WHAT THE TASK REQUIRES »
Only the lines from the start of the data below through the line that contains "bin_width = 0.5" are to be copied, exactly and without pictures.

======== DATA EXTRACT ========

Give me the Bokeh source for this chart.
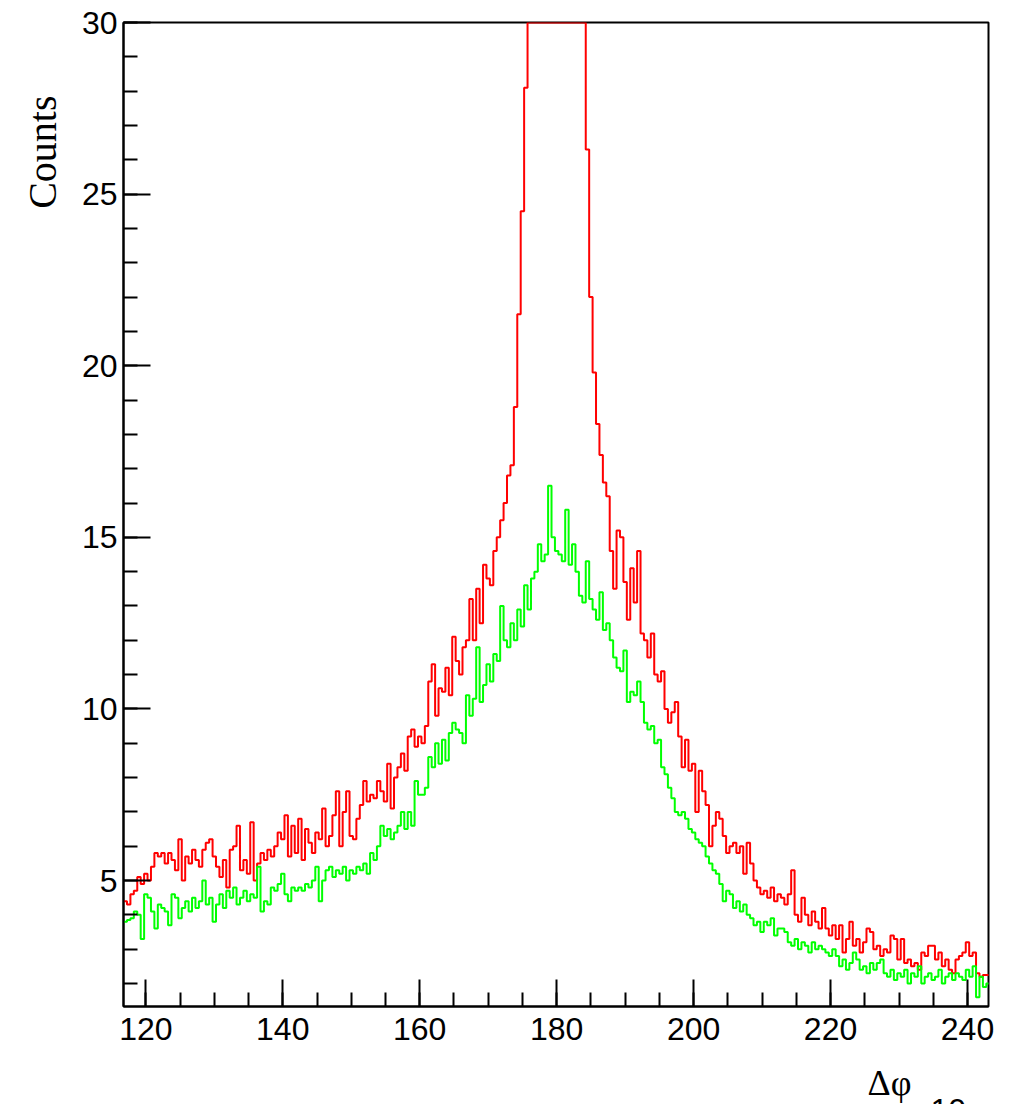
import numpy as np
from bokeh.plotting import figure
from bokeh.models import FixedTicker, Label, Range1d, Title
from bokeh.embed import file_html
from bokeh.resources import INLINE

# ---- data -------------------------------------------------------------
bin_start = 116.75
bin_width = 0.5

red_counts = [
    4.4, 4.3, 4.6, 4.7, 5.1, 4.9, 5.2, 5.0, 5.4, 5.8,
    5.7, 5.8, 5.5, 5.8, 5.6, 5.3, 6.2, 5.0, 5.7, 5.5,
    5.9, 5.6, 5.4, 5.9, 6.1, 6.2, 5.7, 5.4, 5.1, 5.6,
    4.8, 5.9, 6.0, 6.6, 5.3, 5.6, 5.2, 6.7, 5.0, 5.5,
    5.8, 5.6, 5.9, 5.7, 6.0, 6.4, 6.2, 6.9, 5.7, 6.6,
    5.8, 6.8, 5.6, 6.5, 6.1, 5.8, 6.4, 6.2, 7.1, 6.0,
    6.3, 6.9, 7.6, 6.0, 7.0, 7.6, 6.3, 6.2, 6.8, 7.2,
    7.9, 7.3, 7.5, 7.4, 7.9, 7.6, 7.3, 8.4, 7.1, 8.0,
    8.3, 8.7, 8.2, 9.2, 9.4, 8.9, 9.2, 9.0, 9.5, 10.8,
    11.3, 9.8, 10.6, 10.5, 11.2, 10.4, 12.1, 11.4, 11.0, 11.8,
    12.0, 13.2, 12.0, 13.5, 12.5, 14.2, 13.8, 13.6, 14.6, 15.0,
    15.5, 16.0, 16.8, 17.1, 18.8, 21.5, 24.5, 28.1, 33.0, 38.0,
    44.0, 50.0, 56.0, 61.0, 65.0, 67.0, 68.0, 66.0, 63.0, 58.0,
    52.0, 46.0, 40.0, 35.0, 31.0, 26.3, 22.0, 19.8, 18.3, 17.4,
    16.6, 16.2, 14.6, 13.5, 15.2, 15.0, 13.7, 12.6, 14.1, 13.1,
    14.6, 12.2, 12.0, 11.5, 12.2, 11.0, 10.8, 11.1, 10.0, 9.6,
    9.9, 10.2, 9.2, 8.3, 9.1, 8.2, 8.4, 7.0, 8.2, 7.6,
    7.2, 6.0, 6.6, 7.0, 6.8, 6.3, 5.8, 6.0, 6.1, 5.8,
    6.0, 5.2, 6.1, 5.5, 5.0, 4.8, 4.6, 4.7, 4.5, 4.8,
    4.4, 4.6, 4.5, 4.3, 4.6, 5.3, 4.0, 3.8, 4.5, 4.0,
    3.7, 4.1, 3.8, 3.6, 4.2, 3.6, 3.4, 3.7, 3.3, 3.7,
    2.9, 3.3, 3.8, 3.1, 3.3, 2.9, 3.2, 3.6, 3.5, 3.0,
    3.1, 2.8, 3.0, 2.9, 3.4, 3.3, 2.7, 3.3, 2.6, 2.7,
    2.5, 2.6, 2.4, 2.9, 2.8, 3.1, 3.1, 2.7, 2.9, 2.5,
    2.7, 2.4, 2.3, 2.7, 2.8, 2.9, 3.2, 2.8, 2.9, 2.3,
    2.2, 2.25, 2.25,
]

green_counts = [
    3.8, 3.85, 3.9, 4.1, 4.0, 3.3, 4.6, 4.5, 4.1, 3.6,
    4.3, 4.2, 4.1, 3.7, 4.6, 4.5, 3.9, 4.2, 4.4, 4.1,
    4.5, 4.2, 4.4, 5.0, 4.3, 4.5, 3.8, 4.3, 4.6, 4.2,
    4.7, 4.5, 4.8, 4.3, 4.5, 4.7, 4.4, 4.6, 4.5, 5.4,
    4.1, 4.4, 4.3, 4.8, 4.7, 4.9, 5.2, 4.6, 4.4, 4.8,
    4.7, 4.8, 4.7, 4.9, 4.8, 5.0, 5.4, 4.4, 5.0, 5.3,
    5.4, 5.1, 5.3, 5.2, 5.4, 5.0, 5.3, 5.2, 5.4, 5.3,
    5.5, 5.2, 5.8, 5.6, 6.0, 6.6, 6.3, 6.5, 6.2, 6.4,
    6.6, 7.0, 6.5, 7.0, 6.6, 7.9, 7.5, 7.5, 7.7, 8.6,
    8.3, 9.0, 8.4, 9.1, 8.5, 9.3, 9.6, 9.4, 9.3, 9.0,
    10.4, 9.8, 10.3, 11.8, 10.2, 10.7, 11.3, 10.8, 11.6, 11.4,
    13.0, 12.0, 11.8, 12.5, 12.0, 12.9, 12.4, 13.6, 12.9, 13.8,
    14.0, 14.8, 14.3, 14.5, 16.5, 15.0, 14.6, 14.5, 14.3, 15.8,
    14.2, 14.8, 14.0, 13.3, 13.1, 14.3, 13.2, 12.9, 12.6, 13.4,
    12.3, 12.5, 12.0, 11.5, 11.2, 11.1, 11.7, 10.2, 10.5, 10.4,
    10.8, 10.2, 9.6, 9.4, 9.5, 9.0, 9.1, 8.3, 8.1, 7.7,
    7.4, 7.0, 6.9, 7.0, 6.8, 6.5, 6.4, 6.2, 6.1, 6.0,
    5.7, 5.5, 5.3, 5.2, 4.9, 4.4, 4.7, 4.6, 4.2, 4.4,
    4.1, 4.3, 4.0, 3.9, 3.7, 3.8, 3.5, 3.8, 3.7, 3.9,
    3.4, 3.6, 3.6, 3.5, 3.2, 3.1, 3.3, 3.0, 3.2, 3.1,
    2.9, 3.2, 3.0, 3.1, 3.0, 2.9, 2.8, 3.0, 2.8, 2.5,
    2.7, 2.4, 2.6, 2.9, 2.7, 2.4, 2.5, 2.3, 2.6, 2.4,
    2.6, 2.7, 2.3, 2.2, 2.4, 2.1, 2.3, 2.2, 2.4, 2.0,
    2.3, 2.2, 2.5, 2.0, 2.2, 2.3, 2.1, 2.2, 2.4, 2.0,
    2.2, 2.3, 2.1, 2.3, 2.2, 2.1, 2.4, 2.2, 2.5, 1.6,
    2.2, 1.9, 2.0,
]

x_major_ticks = [120, 140, 160, 180, 200, 220, 240]
x_minor_ticks = list(range(115, 245, 5))
y_major_ticks = [5, 10, 15, 20, 25, 30]
y_minor_ticks = list(range(1, 31))

x_lo, x_hi = 116.74, 243.07
y_lo, y_hi = 1.33, 30.0

y_title = "Counts"
x_title = "\u0394\u03c6"
x_exponent = "10"


def step_xy(counts):
    c = np.asarray(counts, dtype=float)
    edges = bin_start + bin_width * np.arange(len(c) + 1)
    xs = np.repeat(edges, 2)[1:-1]
    ys = np.minimum(np.repeat(c, 2), y_hi)
    return xs, ys


# ---- figure -----------------------------------------------------------
p = figure(
    width=1011, height=1104,
    output_backend="svg", toolbar_location=None,
    x_range=Range1d(x_lo, x_hi), y_range=Range1d(y_lo, y_hi),
    min_border_left=123, min_border_right=23,
    min_border_top=22, min_border_bottom=98,
)
p.background_fill_color = "white"
p.border_fill_color = "white"
p.outline_line_color = "black"
p.outline_line_width = 2
p.xgrid.visible = False
p.ygrid.visible = False

for ax in (p.xaxis[0], p.yaxis[0]):
    ax.axis_line_color = "black"
    ax.axis_line_width = 2
    ax.major_tick_in = 27
    ax.major_tick_out = 0
    ax.minor_tick_in = 14
    ax.minor_tick_out = 0
    ax.major_tick_line_width = 2
    ax.minor_tick_line_width = 2
    ax.major_tick_line_color = "black"
    ax.minor_tick_line_color = "black"
    ax.major_label_text_font = "Liberation Sans"
    ax.major_label_text_font_size = "32px"
    ax.major_label_text_color = "black"

p.xaxis[0].ticker = FixedTicker(ticks=x_major_ticks, minor_ticks=x_minor_ticks)
p.yaxis[0].ticker = FixedTicker(ticks=y_major_ticks, minor_ticks=y_minor_ticks)
p.xaxis[0].major_label_standoff = 11
p.yaxis[0].major_label_standoff = 6

rx, ry = step_xy(red_counts)
gx, gy = step_xy(green_counts)
p.line(rx, ry, line_color="#ff0000", line_width=2)
p.line(gx, gy, line_color="#00ff00", line_width=2)

# ROOT-style axis titles: y title at top of the axis, x title near right end
p.add_layout(Title(text=y_title, align="right", offset=73, standoff=27,
                   text_font="Liberation Serif", text_font_size="40px",
                   text_font_style="normal", text_color="black"), "left")
p.add_layout(Label(x=744, y=0, x_units="screen", y_units="screen",
                   text=x_title, text_align="left", text_baseline="alphabetic",
                   text_font="Liberation Serif", text_font_size="36px",
                   text_color="black"), "below")
p.add_layout(Label(x=807, y=-5, x_units="screen", y_units="screen",
                   text=x_exponent, text_align="left", text_baseline="alphabetic",
                   text_font="Liberation Sans", text_font_size="32px",
                   text_color="black"), "below")

open("out.html", "w").write(file_html(p, INLINE))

========

CORRECT ANSWER »
Give me the Bokeh source for this chart.
import numpy as np
from bokeh.plotting import figure
from bokeh.models import FixedTicker, Label, Range1d, Title
from bokeh.embed import file_html
from bokeh.resources import INLINE

# ---- data -------------------------------------------------------------
bin_start = 116.75
bin_width = 0.5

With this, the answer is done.